Grumpy

*UPDATE*
Well, Brooklyn stayed sick most of the day. We made do with what we had and she sat in an office chair in front of the TV with a pillow. Not quite as comfortable, but she's four and can sprawl out better on an office chair than the rest of us could! Poor thing threw up at regular intervals until around 3:30 this afternoon when it suddenly stopped. She's a lot more energetic now. I can tell she isn't totally well yet, but she is on the mend, at least. Sean and I are both begrudgingly admitting to feeling a little under the weather ourselves...let's hope it is just due to sleepiness after a rough night.

In other news, Sean went to get our furniture (I'm staying home with Maddie, who went to bed early)! We'll let you know if it all actually works out. I told Sean that, if we're going to be sick all weekend, we might as well have a couch to wallow on! We'll see....

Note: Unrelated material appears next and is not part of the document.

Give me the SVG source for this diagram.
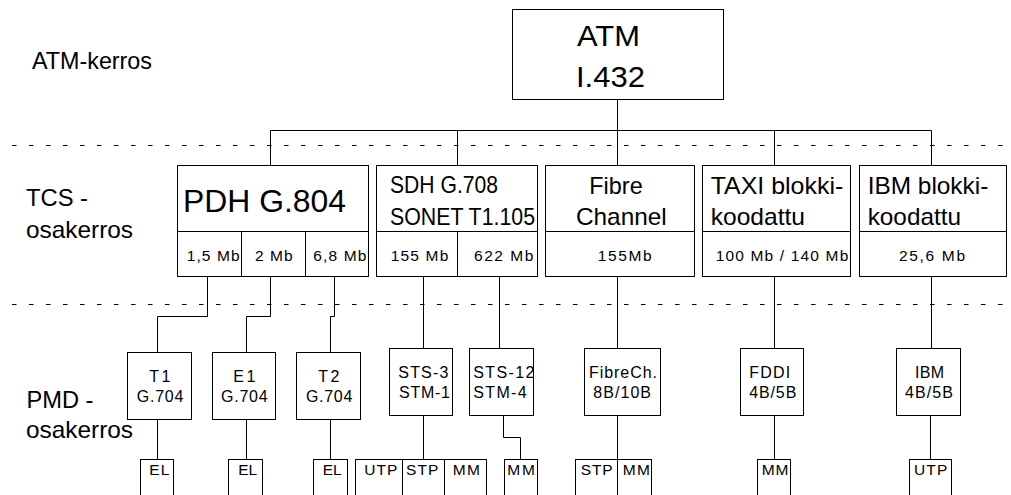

It was a rough night in the Cannon household last night. Brooklyn kept coming into our room and I finally just went and laid down with her on her bed for a while. She tossed and turned and I thought to myself, how can she not be tired, did she get too much sugar or caffeine? Folks, it never even occurred to me that she might not be feeling well. And she never uttered a word that indicated she wasn't feeling right, but at about ten till five this morning, we all discovered what was the matter with Brooklyn. Poor thing threw up all over her bed. She has been throwing up since, though her tummy is pretty empty. She wants to feel well, but when she tries to get up and play, it hits her again.

So, why am I grumpy? Well, obviously I didn't get much sleep last night but that isn't really why. You see, yesterday we were supposed to have finally gotten the furniture that we ordered over a week ago. But we didn't. I've lived outside the U.S. long enough to have known better than to get my hopes up that we'd actually get something when we were told we would get it, but I got excited and in the haze of that excitement I forgot how things usually go. I was grumpy last night when we had to eat on the flimsy outdoor plastic table (though I should be grateful we have that) and I'm grumpy this morning because I have a sick child that I can't tuck comfortably on the couch watching a movie. Instead, she's on our bed and it's like skinning a cat trying to keep her in there resting.

I'm not trying to sound whiny here (though I know I probably am) because I know just how blessed we are to have all that we do already when we've only been here for three weeks. But when my babies are sick and there isn't much I can do to make them feel better it just frustrates me. I'm just GRUMPY...and well, I figured there are a lot of you out there who will pray for both my sickly child and my poor attitude :-) Thank you! I'll keep you updated on Brooklyn's health...she sure is trying to feel better.

Comments

  1. Oh, poor baby Brooklyn. It's even harder when they're brave like that, huh? Just breaks your heart. I'll be praying for both of you today.

    I know what you mean about wanting to snuggle her in on the couch. That's what I've always done with sick children...and myself. Can Brooklyn watch a movie in bed from your laptop?